Here’s the thing, the language of the text seems to indicate not so much the description of two separate areas, but of one area with two regions in it. Hades, or Sheol, was simply the place where everyone went, including the faithless and saints. It was the grave. Even the Gospel hints at this in how it describes the rich man being “buried.” And there’s a good chance “Abraham’s bosom” refers to the land of Israel, Abraham’s promised land from which the faithful would be “born from above,” or resurrected.

This would mean that both Lazarus and the rich man both went to Sheol, but there are two regions there, Gehenna and Abraham’s bosom. Gehenna is referenced with the words, “being in torments in Hades.” Notice it doesn’t say, “being in Hades, where he was in torment,” but “being in torments in Hades.” This is like saying, “Being in the heat of the backyard” i.e., as opposed to the shade. Or in the former’s case, as opposed to the comforts in Abraham’s bosom.
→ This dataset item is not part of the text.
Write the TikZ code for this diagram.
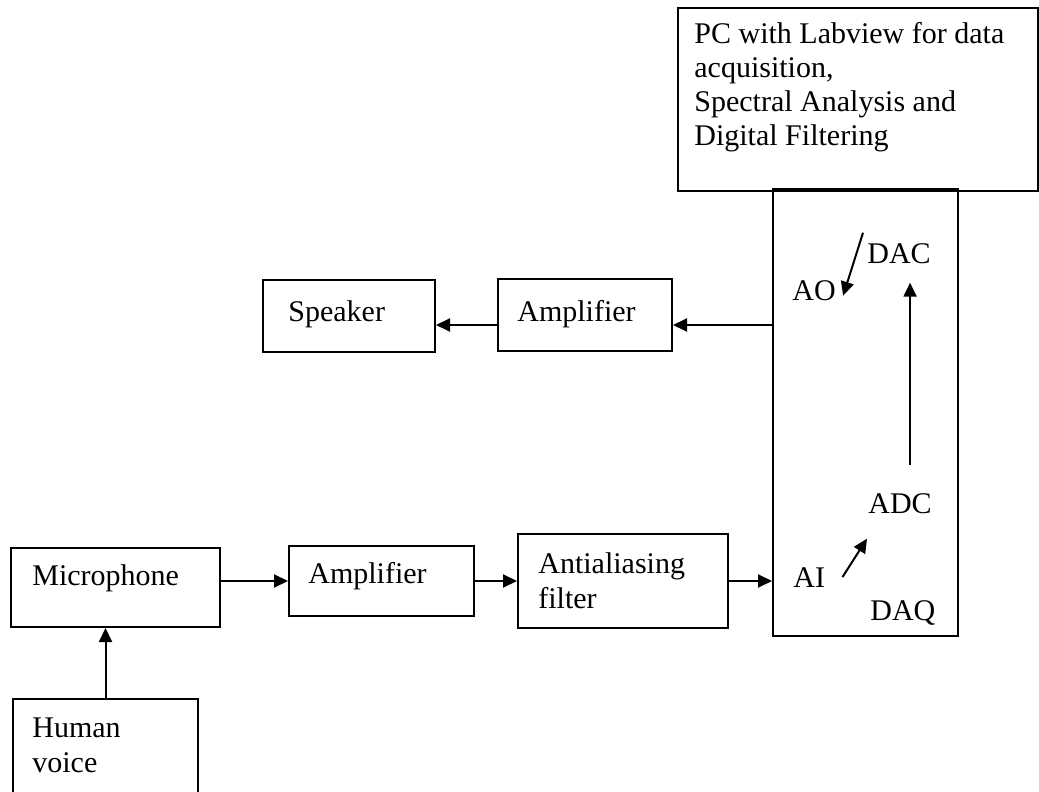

The idea there are regions in Sheol finds support in Deuteronomy, where the Lord says, “For a fire is kindled by my anger, and it burns to the depths of Sheol.” The Hebrew in that last phrase actually reads, “to the lowest Sheol.” It was based on verses like this that many assumed regions in Sheol. The lowest Sheol is the place of God’s wrath. But in another part of Sheol is Abraham’s bosom, where the faithful wait until Jesus arrived – for until that time, as Jesus said, “No one has ascended into heaven” – and descended into hades to lead them out.

I think there’s another place in Sheol.

In the book of Acts, St. Paul was preaching to the Athenians. He was noticing all their gods and idols, and commenting on them. Then he proclaimed the true God, and he said to them, “The times of ignorance God overlooked, but now he commands all people everywhere to repent.”

What does it mean that God overlooked the ignorance of the pagans? Does it mean they went straight to Abraham’s bosom? This doesn’t make sense, if only those who respond faithful to “Moses and the prophets” find their way in Abraham’s bosom. Does it mean they went to the torments in Hades? This doesn’t make sense either, because then how could it be said that God overlooked their ignorance?

What if there is a middle ground between the torments and Abraham’s bosom? What if there is a rather sizeable territory comprised of those who never heard the Word of God, so never received it or rejected it? If so, this would a “place of God’s overlooking,” a place I dub “Hyperidon,” for “overlooked.”

They would be held here until Jesus descended and preached to them. Upon hearing the Word of God, the time of “overlooking” ends, and they will either reject or receive grace.

The other thing to consider is that the entire idea of a “topography” of Sheol might be a heuristic only, a prop to help us understand difficult mysteries, but actually nothing to do with an actual area. I mean, is it really the case that there are spirits floating around somewhere, awaiting resurrection, fully conscious, some in one area, others in another area?

Perhaps the topography isn’t a spacial one so much as a chronological one, or even typological. All bets are sort of off anyways after death, as far as our consciousness goes. If Jesus could say Abraham was resurrected at the burning bush, we’re clearly in time-warp-ville. Of, if Jesus could say to the thief on the cross that “today” he was with him in Paradise, when Jesus had not yet ascended there, we’ve taken a trip to time-warp-ville again.

So, perhaps the torments are a type of those who reject, whose antitype is the lake of fire. Abraham’s bosom is a type of those who are faithful, and who die in comfort awaiting the resurrection to the world to come. And Hyperidon is a type of those who, while not saved on account of unbelief, are also not damned on account of ignorance. How the Lord will deal with them, who knows, but perhaps we can take some comfort regarding those who never heard, that the Lord has a special plan for them.